Question

The divBySum method is intended to return the sum of all the elements in the int array parameter arr that are divisible by the int parameter num. Consider the following examples, in which the array arrcontains {4, 1, 3, 6, 2, 9}.
The call divBySum(arr, 3) will return 18, which is the sum of 3, 6, and 9, since those are the only integers in arr that are divisible by 3.
The call divBySum(arr, 5) will return 0, since none of the integers in arr are divisible by 5.
Complete the divBySum method using an enhanced for loop. Assume that arr is properly declared and initialized. The method must use an enhanced for loop to earn full credit.
/** Returns the sum of all integers in arr that are divisible by num
* Precondition: num > 0
*/
public static int divBySum(int[] arr, int num)

Answer 1

Answer:

The complete method is as follows:

public static int divBySum(int[] arr, int num){        

     int sum = 0;

     for(int i:arr){

         if(i%num == 0)

         sum+=i;

     }

     return sum;

   }

Explanation:

As instructed, the program assumes that arr has been declared and initialized. So, this solution only completes the divBySum method (the main method is not included)

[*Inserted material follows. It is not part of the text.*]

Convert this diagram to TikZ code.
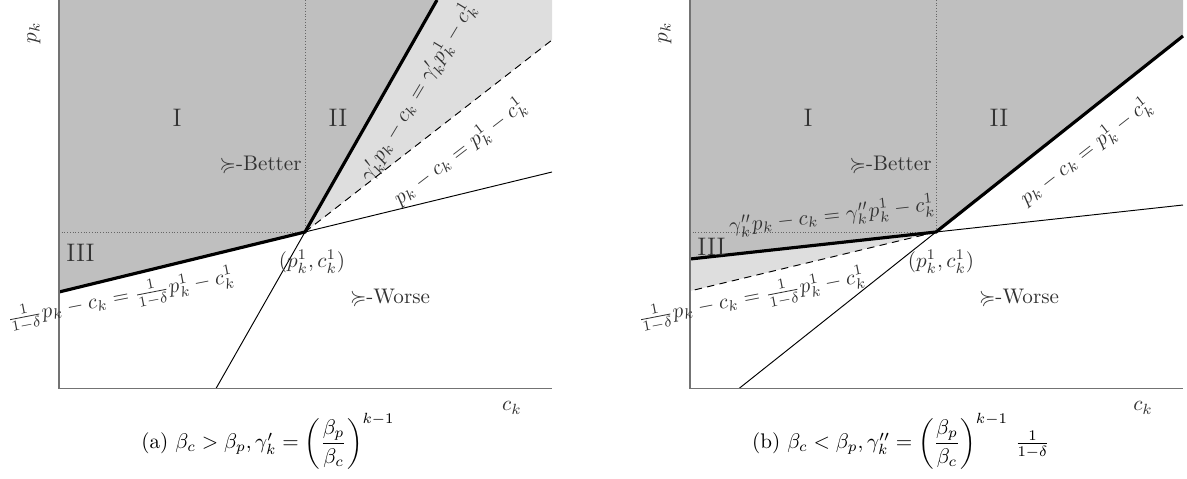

This line defines the method

public static int divBySum(int[] arr, int num){        

This line declares and initializes sum to 0

     int sum = 0;

This uses for each to iterate through the array elements

     for(int i:arr){

This checks if an array element is divisible by num (the second parameter)

         if(i%num == 0)

If yes, sum is updated

         sum+=i;

     }

This returns the calculated sum

     return sum;

   }